More about the fishing methods

The wide distribution of prawn fishing occurs because prawn are abundant over a vast area from southern Nova Scotia to Baffin Island. Prawn trawlers work the muddy bottoms using otter trawls with a minimum mesh size of 40 mm, and fitted with a Nordmore separator grate. Prawn pass through the grate, but ground fish with swim bladders are directed upwards towards an exit triangle in the upper panel. This grate is mandatory in all the fishing areas. Fishers fit either bobbins or rubber discs to the groundrope, which is linked to the leading lower edge of the net by vertical toggle chains. The latter enable the net to ‘fly’ clear of the bottom so that flatfish disturbed by the groundrope can pass below the net entrance. This does not seem to affect the catchability of the net for prawn, which seem to be less closely associated with the seafloor.

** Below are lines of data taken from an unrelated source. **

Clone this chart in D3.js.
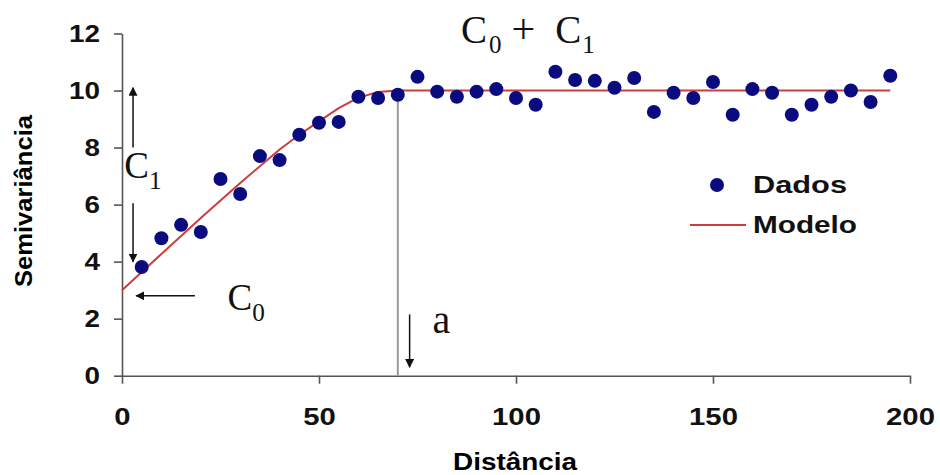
<!DOCTYPE html>
<html>
<head>
<meta charset="utf-8">
<script src="https://cdn.jsdelivr.net/npm/d3@7"></script>
<style>
  body { margin: 0; background: #fff; }
  svg { display: block; }
  .axis path, .axis line { stroke: #555; stroke-width: 1.6; }
  .axis text { font-family: "Liberation Sans", Arial, sans-serif; font-weight: bold; font-size: 24px; fill: #111; }
</style>
</head>
<body>
<div id="chart"></div>
<script>
"use strict";

// Dados (semivariância observada)
var distances = [5, 10, 15, 20, 25, 30, 35, 40, 45, 50, 55, 60, 65, 70, 75, 80, 85, 90, 95, 100,
                 105, 110, 115, 120, 125, 130, 135, 140, 145, 150, 155, 160, 165, 170, 175, 180, 185, 190, 195];
var semivar = [3.81, 4.82, 5.29, 5.04, 6.9, 6.37, 7.7, 7.56, 8.45, 8.87, 8.9, 9.78, 9.74, 9.85, 10.48, 9.96, 9.78, 9.96, 10.05, 9.74,
               9.5, 10.66, 10.37, 10.34, 10.1, 10.44, 9.25, 9.92, 9.74, 10.3, 9.15, 10.05, 9.92, 9.15, 9.5, 9.78, 10.0, 9.6, 10.52];

// Modelo
var modelX = [0, 10, 20, 30, 40, 45, 50, 55, 60, 65, 70, 195];
var modelY = [3.0, 4.27, 5.53, 6.76, 7.93, 8.45, 8.92, 9.38, 9.75, 9.95, 10.0, 10.0];

var xTicks = [0, 50, 100, 150, 200];
var yTicks = [0, 2, 4, 6, 8, 10, 12];
var rangeA = 70;

var width = 940, height = 475;

var svg = d3.select("#chart")
            .append("svg")
            .attr("width", width)
            .attr("height", height);

var defs = svg.append("defs");
defs.append("marker")
    .attr("id", "head")
    .attr("viewBox", "0 0 10 10")
    .attr("refX", 9).attr("refY", 5)
    .attr("markerWidth", 9).attr("markerHeight", 9)
    .attr("markerUnits", "userSpaceOnUse")
    .attr("orient", "auto")
    .append("path")
    .attr("d", "M0,0 L10,5 L0,10 Z")
    .attr("fill", "#111");

// scales
var x = d3.scaleLinear().domain([0, 200]).range([122, 910]);
var y = d3.scaleLinear().domain([0, 12]).range([375.7, 33.5]);

// axes
var xAxis = d3.axisBottom(x).tickValues(xTicks).tickSizeInner(8).tickSizeOuter(0).tickPadding(20);
var yAxis = d3.axisLeft(y).tickValues(yTicks).tickSizeInner(8).tickSizeOuter(0).tickPadding(14);

svg.append("g")
   .attr("class", "axis")
   .attr("transform", "translate(0," + y(0) + ")")
   .call(xAxis)
   .selectAll("text")
   .attr("dy", "0.9em")
   .attr("textLength", function (d) { return String(d).length * 16.3; })
   .attr("lengthAdjust", "spacingAndGlyphs");

svg.append("g")
   .attr("class", "axis")
   .attr("transform", "translate(" + x(0) + ",0)")
   .call(yAxis)
   .selectAll("text")
   .attr("textLength", function (d) { return String(d).length * 15.5; })
   .attr("lengthAdjust", "spacingAndGlyphs");

// axis titles
svg.append("text")
   .attr("transform", "translate(32,201) rotate(-90)")
   .attr("text-anchor", "middle")
   .style("font-family", "Liberation Sans, Arial, sans-serif")
   .style("font-weight", "bold")
   .style("font-size", "23px")
   .attr("textLength", 172)
   .attr("lengthAdjust", "spacingAndGlyphs")
   .text("Semivariância");

svg.append("text")
   .attr("x", 515).attr("y", 470)
   .attr("text-anchor", "middle")
   .style("font-family", "Liberation Sans, Arial, sans-serif")
   .style("font-weight", "bold")
   .style("font-size", "23px")
   .attr("textLength", 124)
   .attr("lengthAdjust", "spacingAndGlyphs")
   .text("Distância");

// range line (a)
svg.append("line")
   .attr("x1", x(rangeA)).attr("x2", x(rangeA))
   .attr("y1", y(0)).attr("y2", y(9.85))
   .attr("stroke", "#999")
   .attr("stroke-width", 2);

// model
var modelPts = d3.zip(modelX, modelY);
var line = d3.line()
             .x(function (d) { return x(d[0]); })
             .y(function (d) { return y(d[1]); });

svg.append("path")
   .datum(modelPts)
   .attr("d", line)
   .attr("fill", "none")
   .attr("stroke", "#cc3d3d")
   .attr("stroke-width", 2);

// data points
svg.selectAll("circle.dado")
   .data(d3.zip(distances, semivar))
   .enter()
   .append("circle")
   .attr("class", "dado")
   .attr("r", 7)
   .attr("cx", function (d) { return x(d[0]); })
   .attr("cy", function (d) { return y(d[1]); })
   .attr("fill", "#0b0b80");

// annotation arrows (in data units)
var arrows = [
  { x1: 2.8, y1: 8.0, x2: 2.8, y2: 10.1 },
  { x1: 2.8, y1: 6.05, x2: 2.8, y2: 4.0 },
  { x1: 18.5, y1: 2.8, x2: 3.6, y2: 2.8 },
  { x1: 73.0, y1: 2.15, x2: 73.0, y2: 0.3 }
];
svg.selectAll("line.arrow")
   .data(arrows)
   .enter()
   .append("line")
   .attr("class", "arrow")
   .attr("x1", function (d) { return x(d.x1); })
   .attr("y1", function (d) { return y(d.y1); })
   .attr("x2", function (d) { return x(d.x2); })
   .attr("y2", function (d) { return y(d.y2); })
   .attr("stroke", "#111")
   .attr("stroke-width", 1.5)
   .attr("marker-end", "url(#head)");

// serif labels
function serifLabel(px, py, main, sub, size) {
  var t = svg.append("text")
             .attr("x", px).attr("y", py)
             .style("font-family", "Liberation Serif, Times New Roman, serif")
             .style("font-size", size + "px")
             .attr("fill", "#111");
  t.append("tspan").text(main);
  if (sub) {
    t.append("tspan").attr("dy", 11).style("font-size", (size * 0.68) + "px").text(sub);
  }
  return t;
}

serifLabel(x(0.6), y(6.95), "C", "1", 37);
serifLabel(x(26.8), y(2.3), "C", "0", 37);
svg.append("text")
   .attr("x", x(78.8)).attr("y", y(1.5))
   .style("font-family", "Liberation Serif, Times New Roman, serif")
   .style("font-size", "40px")
   .attr("fill", "#111")
   .text("a");

var sill = svg.append("text")
              .attr("x", 461).attr("y", 43)
              .style("font-family", "Liberation Serif, Times New Roman, serif")
              .style("font-size", "39px")
              .attr("fill", "#111");
sill.append("tspan").text("C");
sill.append("tspan").attr("dy", 10).attr("dx", 2).style("font-size", "25px").text("0");
sill.append("tspan").attr("dy", -10).attr("dx", 10).style("font-size", "42px").text("+");
sill.append("tspan").attr("dx", 20).text("C");
sill.append("tspan").attr("dy", 10).attr("dx", 1).style("font-size", "25px").text("1");

// legend
var legend = svg.append("g");
legend.append("circle")
      .attr("cx", 717).attr("cy", 185).attr("r", 7)
      .attr("fill", "#0b0b80");
legend.append("line")
      .attr("x1", 690).attr("x2", 746)
      .attr("y1", 225).attr("y2", 225)
      .attr("stroke", "#cc3d3d").attr("stroke-width", 2);
legend.selectAll("text")
      .data([["Dados", 193, 94], ["Modelo", 233, 104]])
      .enter()
      .append("text")
      .attr("x", 753)
      .attr("y", function (d) { return d[1]; })
      .style("font-family", "Liberation Sans, Arial, sans-serif")
      .style("font-weight", "bold")
      .style("font-size", "23px")
      .attr("textLength", function (d) { return d[2]; })
      .attr("lengthAdjust", "spacingAndGlyphs")
      .attr("fill", "#111")
      .text(function (d) { return d[0]; });
</script>
</body>
</html>
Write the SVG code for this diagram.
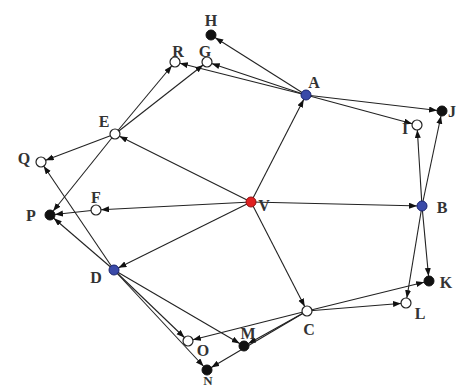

The offshore shrimp fishery takes place year-round with seasonal movements in different areas dictated by ice conditions. Recent landings by the fleet are approximately 50,000- 60,000 metric tons per year. Products from the fishery are sold frozen-at-sea, raw and cooked shell-on, and are marketed primarily in Russia, Ukraine, China, Japan and Western Europe.

The purposes of the Association are:

  • to promote the common interests of its members;
  • to promote the wise use, development and conservation of the Canadian northern (shrimp) prawn resource;
  • to promote the consumer consumption of prawns;
  • to provide an organization that permits Canadian prawn producers to speak with a united voice to the general public and all levels of government on matters of broad concern to the members;
  • to provide an organization that permits Canadian prawn producers to interface with similar organizations in other prawn producing countries;

The Canadian Association of Prawn Producers (CAPP) as the client, and shrimp products from all 17 offshore shrimp license holders that comprise this client group are now eligible to bear the blue MSC ecolabel.


The Canada offshore northern shrimp and offshore striped shrimp fisheries have entered full assessment to be considered for Marine Stewardship Council (MSC) certification.

The Canadian offshore shrimp industry is pleased to have our fisheries independently certified as sustainable and well-managed. We anticipate a strong positive response from buyers and welcome the recognition that our sustainability practices will receive from reaching this milestone.